Громыко поворчал, но Записку в ЦК подписал. Она была утверждена членами Политбюро ЦК КПСС 12 мая путем опроса без обсуждения. А в Дамаск пошел краткий ответ, что ввиду конголезского визита на высшем уровне мы готовы принять президента Асада 14–15 мая.[15]
Москва, вечер 14 мая 1981 года. Киевское шоссе перекрыто, и по нему к правительственному аэродрому Внуково-2 мчится кавалькада черных ЗИЛов. Это тайно в Москву для встречи с Брежневым прилетел президент Сирии Асад. Аэродром пустой — ни толп встречающих, ни оркестра с почетным караулом, ни гимнов — визит сугубо секретный. Даже сирийское посольство в Москве не знает о прибытии своего президента.
Асад выходит из самолета стройный, подтянутый, с выправкой кадрового военного и внимательно оглядывает встречающих. Их немного — Брежнев, Устинов, Громыко и в стороне, на подхвате, группа сотрудников Отдела стран Ближнего Востока МИДа. Вожди пожимают друг другу руки, обнимаются, целуются почти взасос, а потом Генсек и президент садятся в машину и кавалькада мчится назад в Москву.
По дороге у них состоялся обстоятельный разговор. Леонид Ильич то ли подзабыл, кто с ним едет, и решил, что это наш человек, то ли посчитал, что раз Асад учился когда-то в Советском Союзе в летном училище, то он почти наш, и потому начал сетовать на свою горькую жизнь:
— Вот ездят тут всякие, а мне встречать и провожать по два раза в день. Говорят, социализм строят, а у самих денег нет. Все оружие им подавай, а сделать ничего не могут, и все у меня просят.

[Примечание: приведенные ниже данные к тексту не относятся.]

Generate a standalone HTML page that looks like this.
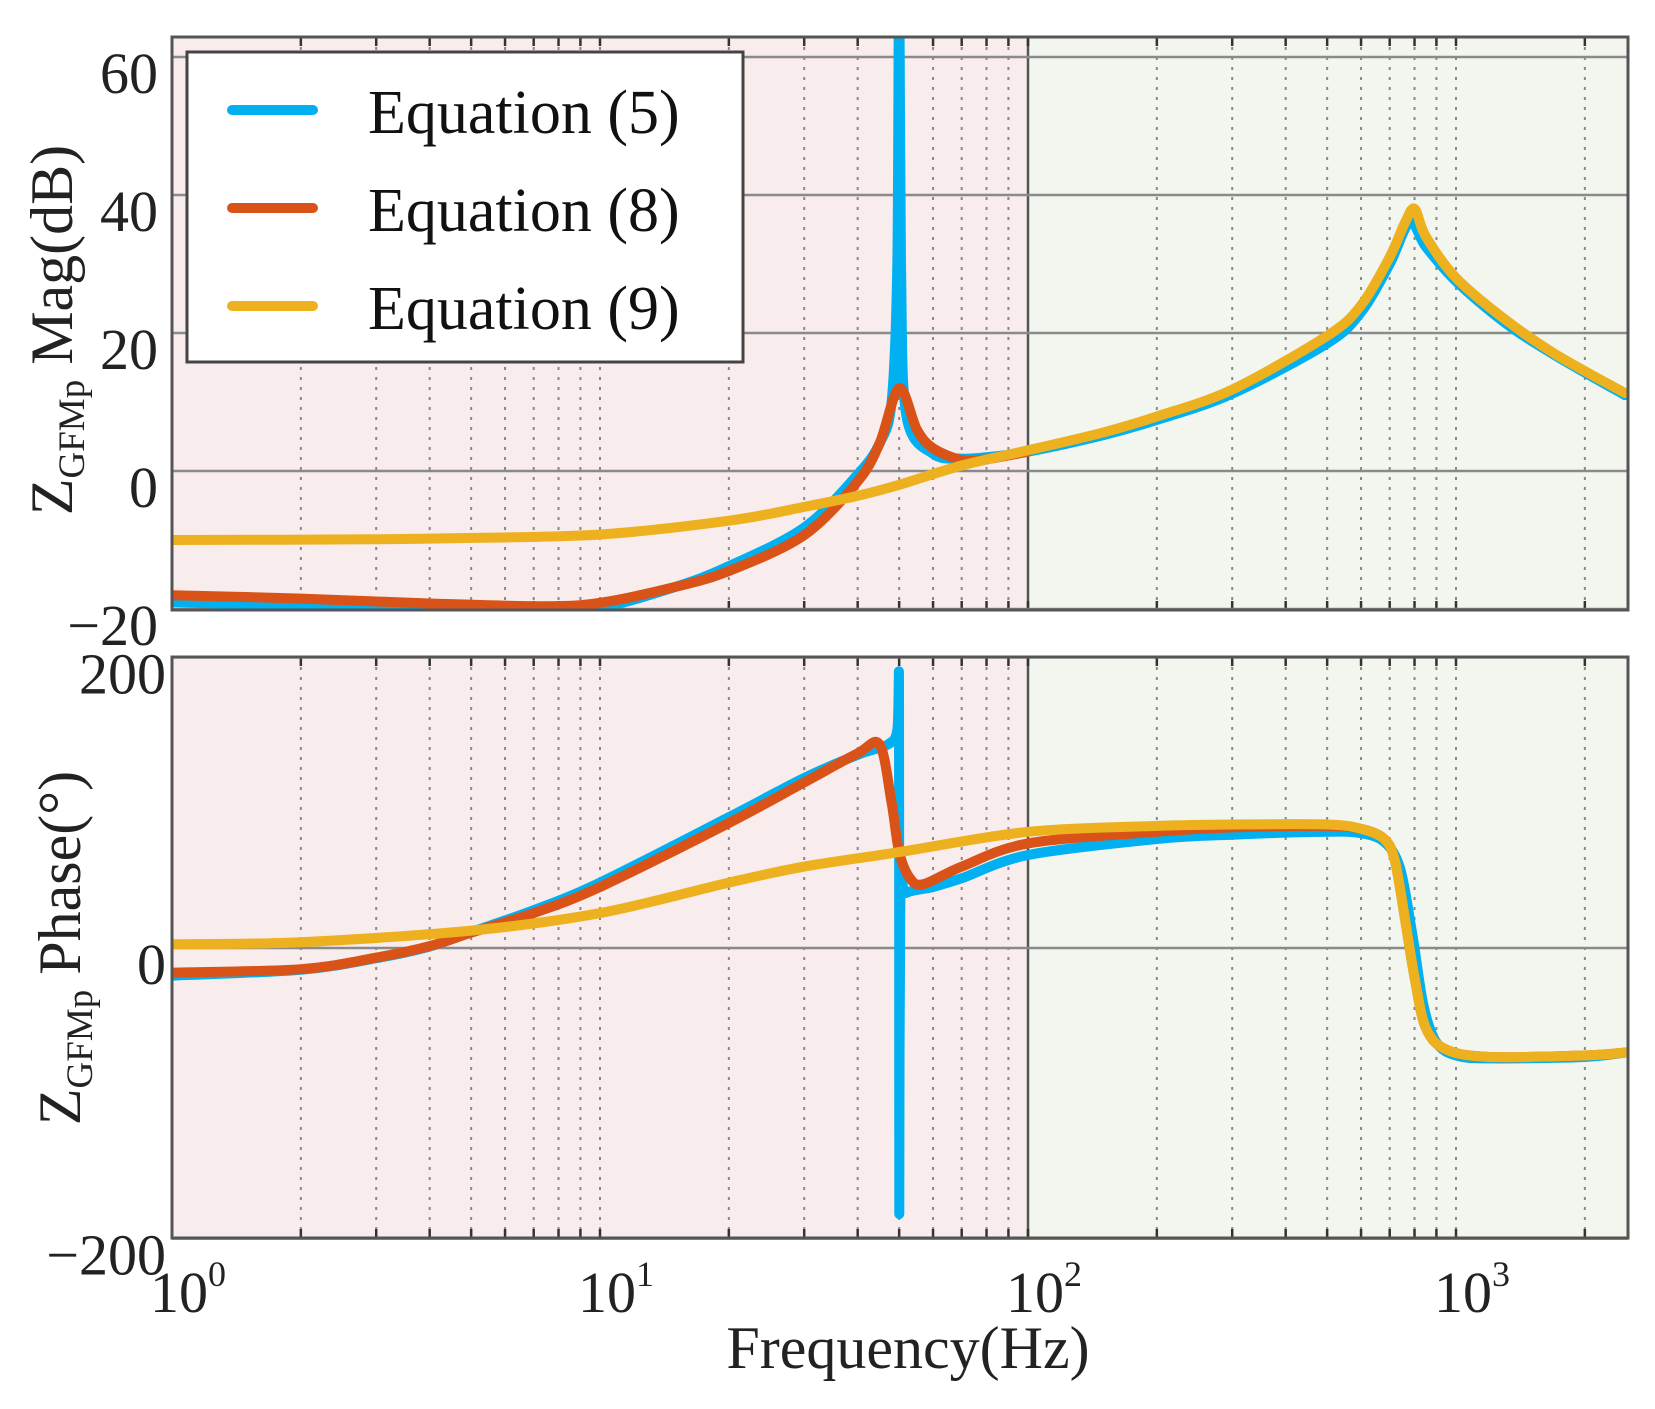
<!DOCTYPE html>
<html><head><meta charset="utf-8"><style>
html,body{margin:0;padding:0;background:#fff}
svg{display:block}
text{font-family:"Liberation Serif",serif;fill:#222}
</style></head><body>
<svg id="chart" width="1655" height="1409" viewBox="0 0 1655 1409" xmlns="http://www.w3.org/2000/svg">
<defs>
<clipPath id="clipTop"><rect x="172" y="37" width="1456" height="573"/></clipPath>
<clipPath id="clipBot"><rect x="172" y="657" width="1456" height="581"/></clipPath>
</defs>
<g id="bg"></g>
<g id="grid"></g>
<g id="series"></g>
<g id="frame"></g>
<g id="labels"></g>
<g id="legend"></g>
</svg>
<script>
// ---- data ----
const magTicks = [60, 40, 20, 0, -20];
const magTickLabels = ["60", "40", "20", "0", "\u221220"];
const phaseTicks = [200, 0, -200];
const phaseTickLabels = ["200", "0", "\u2212200"];
const freqDecades = [0, 1, 2, 3];
const seriesNames = ["Equation (5)", "Equation (8)", "Equation (9)"];
const seriesColors = ["#00b0f0", "#d95319", "#edb120"];

const magEq5F = [1, 2, 4, 6.5, 10, 15, 20, 30, 40, 45, 48, 49.5, 50, 50.5, 52, 60, 70, 80, 100, 150, 200, 300, 500, 600, 700, 780, 850, 1000, 1300, 1700, 2480];
const magEq5V = [-19, -19.6, -20.3, -20.8, -19.8, -16.8, -13.8, -8.2, -0.5, 4, 10, 30, 75, 30, 8, 2.5, 1.8, 2, 2.8, 5.2, 7.4, 11.2, 18.5, 23, 30, 36, 32.5, 27.5, 21.5, 16.8, 11];
const magEq8F = [1, 2, 4, 7.4, 10, 15, 20, 30, 40, 45, 50, 55, 60, 70, 80, 100];
const magEq8V = [-18, -18.5, -19.2, -19.6, -19.1, -16.8, -14.5, -9.3, -1.5, 4, 12, 6, 3.3, 1.6, 1.7, 2.8];
const magEq9F = [1, 3, 5, 10, 20, 30, 40, 50, 70, 100, 150, 200, 300, 500, 600, 700, 760, 800, 850, 1000, 1300, 1700, 2480];
const magEq9V = [-10, -9.9, -9.7, -9.2, -7.2, -5.2, -3.6, -2, 0.8, 3, 5.6, 7.9, 11.8, 19.6, 24, 31, 36, 38, 34, 28, 22, 17, 11.3];

const phEq5F = [1, 2, 3, 4, 5, 7, 10, 20, 30, 40, 47, 49.5, 49.95, 50, 50.05, 50.3, 52, 60, 70, 100, 200, 300, 500, 600, 680, 740, 790, 840, 900, 1000, 1200, 2000, 2480];
const phEq5V = [-19, -15, -7, 1, 11, 26, 45, 90, 117, 133, 140, 150, 184, 0, -183, 30, 38, 42, 48, 64, 75, 78, 80, 79, 73, 55, 10, -40, -65, -74, -76, -75, -72];
const phEq8F = [1, 2, 3, 4, 5, 7, 10, 20, 30, 40, 45, 48, 50, 53, 57, 70, 100, 200, 300, 500, 600, 680, 720, 760, 800, 850, 950, 1200, 2000, 2480];
const phEq8V = [-17, -14.6, -6.6, 1.3, 10.6, 24, 42, 86, 114, 134, 140, 100, 66, 48, 44, 56, 72, 80, 83, 84, 82, 75, 60, 20, -20, -55, -70, -75, -74, -72];
const phEq9F = [1, 2, 5, 10, 20, 30, 50, 100, 200, 300, 500, 600, 680, 720, 760, 800, 850, 950, 1200, 2000, 2480];
const phEq9V = [2.6, 4, 12, 24, 45, 56, 66, 80, 84, 85, 85, 82, 75, 60, 20, -20, -55, -70, -75, -74, -72];

// ---- axes ----
const X0 = 172, DEC = 428, XR = 1628;
const TOP_T = 37, TOP_B = 610, BOT_T = 657, BOT_B = 1238;
const xS = f => X0 + Math.log10(f) * DEC;
const yMag = v => 471 - v * 6.9;
const yPh = p => 948 - p * 1.453;
const NS = "http://www.w3.org/2000/svg";
function mk(tag, attrs, parent) {
  const e = document.createElementNS(NS, tag);
  for (const k in attrs) e.setAttribute(k, attrs[k]);
  parent.appendChild(e);
  return e;
}
const bg = document.getElementById('bg'), grid = document.getElementById('grid'),
  series = document.getElementById('series'), frame = document.getElementById('frame'),
  labels = document.getElementById('labels'), legend = document.getElementById('legend');

[[TOP_T, TOP_B, 'top'], [BOT_T, BOT_B, 'bottom']].forEach(([t, b, n]) => {
  const r1 = mk('rect', {x: X0, y: t, width: xS(100) - X0, height: b - t, fill: '#f8ecec'}, bg);
  
  
  const r2 = mk('rect', {x: xS(100), y: t, width: XR - xS(100), height: b - t, fill: '#f3f6ef'}, bg);
  
  
});

const fmax = Math.pow(10, (XR - X0) / DEC);
for (let d = 0; d <= 3; d++) {
  for (let m = 1; m <= 9; m++) {
    const f = m * Math.pow(10, d);
    if (f <= 1 || f > fmax) continue;
    const x = xS(f);
    [[TOP_T, TOP_B], [BOT_T, BOT_B]].forEach(([t, b]) => {
      if (f === 100) {
        mk('line', {x1: x, y1: t, x2: x, y2: b, stroke: '#555', 'stroke-width': 2.5}, grid);
      } else {
        mk('line', {x1: x, y1: t, x2: x, y2: b, stroke: '#888', 'stroke-width': 2, 'stroke-dasharray': '3,7'}, grid);
      }
      mk('line', {x1: x, y1: t, x2: x, y2: t + 9, stroke: '#333', 'stroke-width': 2.5}, grid);
      mk('line', {x1: x, y1: b, x2: x, y2: b - 9, stroke: '#333', 'stroke-width': 2.5}, grid);
    });
  }
}
magTicks.forEach(v => mk('line', {x1: X0, y1: yMag(v), x2: XR, y2: yMag(v), stroke: '#8a8a8a', 'stroke-width': 2.5}, grid));
phaseTicks.forEach(v => mk('line', {x1: X0, y1: yPh(v), x2: XR, y2: yPh(v), stroke: '#8a8a8a', 'stroke-width': 2.5}, grid));

function pathFrom(F, V, yf) {
  const pts = F.map((f, i) => [xS(f), yf(V[i])]);
  let d = 'M' + pts[0][0].toFixed(1) + ',' + pts[0][1].toFixed(1);
  for (let i = 0; i < pts.length - 1; i++) {
    const p0 = pts[Math.max(0, i - 1)], p1 = pts[i], p2 = pts[i + 1], p3 = pts[Math.min(pts.length - 1, i + 2)];
    const t = 0.16;
    const c1 = [p1[0] + (p2[0] - p0[0]) * t, p1[1] + (p2[1] - p0[1]) * t];
    const c2 = [p2[0] - (p3[0] - p1[0]) * t, p2[1] - (p3[1] - p1[1]) * t];
    c1[0] = Math.min(Math.max(c1[0], p1[0]), p2[0]);
    c2[0] = Math.min(Math.max(c2[0], p1[0]), p2[0]);
    d += ' C' + c1.map(n => n.toFixed(1)).join(',') + ' ' + c2.map(n => n.toFixed(1)).join(',') + ' ' + p2[0].toFixed(1) + ',' + p2[1].toFixed(1);
  }
  return d;
}
const gTop = mk('g', {'clip-path': 'url(#clipTop)'}, series);
const gBot = mk('g', {'clip-path': 'url(#clipBot)'}, series);
const magSets = [[magEq5F, magEq5V], [magEq8F, magEq8V], [magEq9F, magEq9V]];
const phSets = [[phEq5F, phEq5V], [phEq8F, phEq8V], [phEq9F, phEq9V]];
const keys = ['eq5', 'eq8', 'eq9'];
magSets.forEach((s, i) => {
  const p = mk('path', {d: pathFrom(s[0], s[1], yMag), fill: 'none', stroke: seriesColors[i], 'stroke-width': 10, 'stroke-linejoin': 'round', 'stroke-linecap': 'round'}, gTop);
  
  
});
phSets.forEach((s, i) => {
  const p = mk('path', {d: pathFrom(s[0], s[1], yPh), fill: 'none', stroke: seriesColors[i], 'stroke-width': 10, 'stroke-linejoin': 'round', 'stroke-linecap': 'round'}, gBot);
  
  
});

[[TOP_T, TOP_B, 'magnitude-axes-frame'], [BOT_T, BOT_B, 'phase-axes-frame']].forEach(([t, b, n]) => {
  const r = mk('rect', {x: X0, y: t, width: XR - X0, height: b - t, fill: 'none', stroke: '#555', 'stroke-width': 3}, frame);
  
  
});

magTicks.forEach((v, i) => {
  const t = mk('text', {x: 158, y: yMag(v) + 36, 'text-anchor': 'end', 'font-size': 58}, labels);
  t.textContent = magTickLabels[i];
  
  
});
phaseTicks.forEach((v, i) => {
  const t = mk('text', {x: 166, y: yPh(v) + 36, 'text-anchor': 'end', 'font-size': 58}, labels);
  t.textContent = phaseTickLabels[i];
  
  
});
freqDecades.forEach(d => {
  const t = mk('text', {x: xS(Math.pow(10, d)) - 22, y: 1312, 'font-size': 58}, labels);
  t.textContent = '10';
  const s = mk('tspan', {dy: -26, 'font-size': 36}, t);
  s.textContent = String(d);
  
  
});
</script>
<svg style="position:absolute;left:0;top:0" width="1655" height="1409">
<text x="908" y="1368" text-anchor="middle" font-size="60" style="font-family:'Liberation Serif',serif;fill:#222">Frequency(Hz)</text>
<text transform="translate(72,330) rotate(-90)" text-anchor="middle" font-size="60" style="font-family:'Liberation Serif',serif;fill:#222">Z<tspan font-size="37" dy="12">GFMp</tspan><tspan dy="-12"> Mag(dB)</tspan></text>
<text transform="translate(80,948) rotate(-90)" text-anchor="middle" font-size="60" style="font-family:'Liberation Serif',serif;fill:#222">Z<tspan font-size="37" dy="12">GFMp</tspan><tspan dy="-12"> Phase(°)</tspan></text>
<g>
<rect x="187" y="52" width="556" height="310" fill="#fff" stroke="#444" stroke-width="3"/>
<g>
<line x1="232" y1="110" x2="313" y2="110" stroke="#00b0f0" stroke-width="10" stroke-linecap="round"/>
<text x="368" y="133" font-size="62" style="font-family:'Liberation Serif',serif;fill:#111">Equation (5)</text></g>
<g>
<line x1="232" y1="208" x2="313" y2="208" stroke="#d95319" stroke-width="10" stroke-linecap="round"/>
<text x="368" y="231" font-size="62" style="font-family:'Liberation Serif',serif;fill:#111">Equation (8)</text></g>
<g>
<line x1="232" y1="306" x2="313" y2="306" stroke="#edb120" stroke-width="10" stroke-linecap="round"/>
<text x="368" y="329" font-size="62" style="font-family:'Liberation Serif',serif;fill:#111">Equation (9)</text></g>
</g>
</svg>
</body></html>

Мудрый сириец внимательно посмотрел на Брежнева и ответил:
— В этом и есть логика национально-освободительной борьбы против империализма.
На следующий день в 11 часов в кабинете Генсека в Кремле состоялись переговоры с Асадом в узком составе. В этом кабинете сирийский президент впервые и потому с интересом его рассматривал, удивляясь скромности обстановки, столь несозвучной ближневосточным представлениям о власти. Ему показали зал заседаний Политбюро, который находился рядом, и он стал расспрашивать, кто где сидит, видимо, таким путем вычисляя, каким реальным влиянием пользуются его члены.

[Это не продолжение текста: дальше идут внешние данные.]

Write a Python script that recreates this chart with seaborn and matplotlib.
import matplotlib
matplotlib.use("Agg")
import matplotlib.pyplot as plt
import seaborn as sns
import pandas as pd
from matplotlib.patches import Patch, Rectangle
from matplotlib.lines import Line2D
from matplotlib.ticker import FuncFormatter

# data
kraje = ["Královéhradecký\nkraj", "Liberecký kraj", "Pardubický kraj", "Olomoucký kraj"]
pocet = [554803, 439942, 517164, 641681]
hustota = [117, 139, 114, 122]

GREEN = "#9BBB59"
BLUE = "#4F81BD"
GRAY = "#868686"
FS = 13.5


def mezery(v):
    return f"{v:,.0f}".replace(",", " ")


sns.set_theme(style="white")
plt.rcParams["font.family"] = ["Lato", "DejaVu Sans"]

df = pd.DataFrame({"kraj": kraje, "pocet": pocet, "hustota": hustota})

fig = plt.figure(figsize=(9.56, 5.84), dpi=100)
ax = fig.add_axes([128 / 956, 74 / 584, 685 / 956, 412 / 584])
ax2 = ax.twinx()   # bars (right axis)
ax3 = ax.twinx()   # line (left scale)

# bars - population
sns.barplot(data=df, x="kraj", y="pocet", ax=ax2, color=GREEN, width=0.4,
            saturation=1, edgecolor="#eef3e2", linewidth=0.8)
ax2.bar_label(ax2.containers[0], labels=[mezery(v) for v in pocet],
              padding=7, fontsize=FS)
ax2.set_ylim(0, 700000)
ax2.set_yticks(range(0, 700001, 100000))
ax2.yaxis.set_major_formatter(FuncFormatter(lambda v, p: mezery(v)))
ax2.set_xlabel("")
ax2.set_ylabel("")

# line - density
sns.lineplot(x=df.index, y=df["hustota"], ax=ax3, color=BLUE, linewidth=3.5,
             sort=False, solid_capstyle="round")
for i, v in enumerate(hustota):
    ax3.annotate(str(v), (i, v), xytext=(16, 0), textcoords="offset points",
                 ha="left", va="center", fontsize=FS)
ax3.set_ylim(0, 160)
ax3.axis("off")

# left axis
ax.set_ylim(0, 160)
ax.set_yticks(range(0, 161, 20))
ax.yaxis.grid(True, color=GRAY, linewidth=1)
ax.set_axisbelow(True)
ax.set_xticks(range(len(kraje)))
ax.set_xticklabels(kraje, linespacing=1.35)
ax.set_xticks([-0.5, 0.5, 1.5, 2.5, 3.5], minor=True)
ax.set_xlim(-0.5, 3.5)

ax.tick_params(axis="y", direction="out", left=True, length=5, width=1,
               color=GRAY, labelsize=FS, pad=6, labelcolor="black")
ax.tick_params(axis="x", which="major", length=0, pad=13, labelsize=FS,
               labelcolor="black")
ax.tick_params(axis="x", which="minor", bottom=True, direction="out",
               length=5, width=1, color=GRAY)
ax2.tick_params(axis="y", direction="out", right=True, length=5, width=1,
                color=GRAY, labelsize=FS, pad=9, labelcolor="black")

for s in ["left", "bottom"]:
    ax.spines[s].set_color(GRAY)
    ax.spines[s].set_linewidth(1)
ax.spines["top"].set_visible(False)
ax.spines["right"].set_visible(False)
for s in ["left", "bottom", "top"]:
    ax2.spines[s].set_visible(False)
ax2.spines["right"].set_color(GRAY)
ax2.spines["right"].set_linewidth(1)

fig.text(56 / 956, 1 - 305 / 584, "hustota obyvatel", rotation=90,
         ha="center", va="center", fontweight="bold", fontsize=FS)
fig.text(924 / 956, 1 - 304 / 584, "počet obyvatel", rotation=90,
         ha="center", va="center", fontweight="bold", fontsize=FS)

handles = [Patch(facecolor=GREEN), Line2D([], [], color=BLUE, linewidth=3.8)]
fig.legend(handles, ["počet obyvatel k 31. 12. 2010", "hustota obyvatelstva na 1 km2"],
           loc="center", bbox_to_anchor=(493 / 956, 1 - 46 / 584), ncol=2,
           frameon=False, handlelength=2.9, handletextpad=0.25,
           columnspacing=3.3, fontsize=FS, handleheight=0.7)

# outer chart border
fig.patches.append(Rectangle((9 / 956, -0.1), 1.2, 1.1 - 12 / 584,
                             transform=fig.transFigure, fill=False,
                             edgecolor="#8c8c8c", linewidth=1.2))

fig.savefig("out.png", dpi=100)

А на самих переговорах, в отличие от прошлых встреч, Асад не стал вдаваться в ближневосточную эпопею «от Адама до Бегина», и был весьма конкретен. «Израиль ведет дело к войне, — говорил он, — и его требование о выводе сирийских ракетных комплексов из Ливана только предлог. Сирия не хочет этой войны, но не намерена подчиняться израильским требованиям. И если израильтяне нападут, они получат ее в полном объеме».